Re the body, I have joined the village circuit training group for an hour two nights a week. This is challenging – but my competitive days are over, so I just do what I can do.
The brain activity is drawing. Hopefully this will balance the left-brained activity which I seem to spend most of my time on. For the next nine weeks I will spend Monday afternoons in life drawing classes. I joined the class this week and I loved it. The first two hour class is Developing Life Drawing; the second is Experimental Life Class.
Both classes started with gesture drawing. This involved 10 different poses in 10 minutes, i.e. one minute to capture each pose. I found this very liberating. The focus was on observation. We had been asked to take a roll of lining wallpaper to draw on, so there were no expectations of the outcomes. We were told that we should ‘look’ for more than 90% of the time and when we were drawing, our eyes should be continually moving from the paper to the model and back.
Most interesting for me was that I was told to try not to line draw, to try not start on the outer edges and work inwards, but instead to start in the middle and work outwards and in particular to avoid lines and instead scribble. We were shown drawings by Maggie Hambling and Henry Moore to illustrate this.

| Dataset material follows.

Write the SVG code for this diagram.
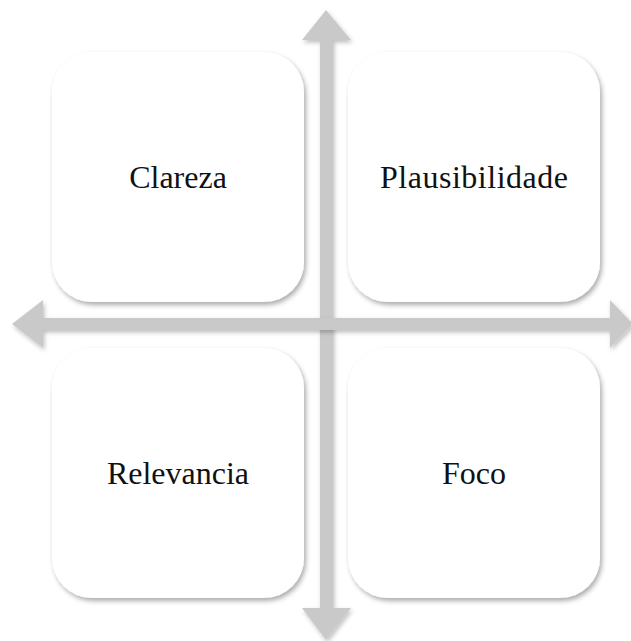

Maggie Hambling: Source of image
Henry Moore: Source of image
I can see the parallels between this approach and insider research. The idea that the form/figure will emerge from the scribble resonated with me, particularly since when doing this we were asked to tape our pencils to a long garden cane, so whilst scribbling from the middle, we were at the same time standing at some distance from the paper. This seems to me the same challenge as presented by insider research.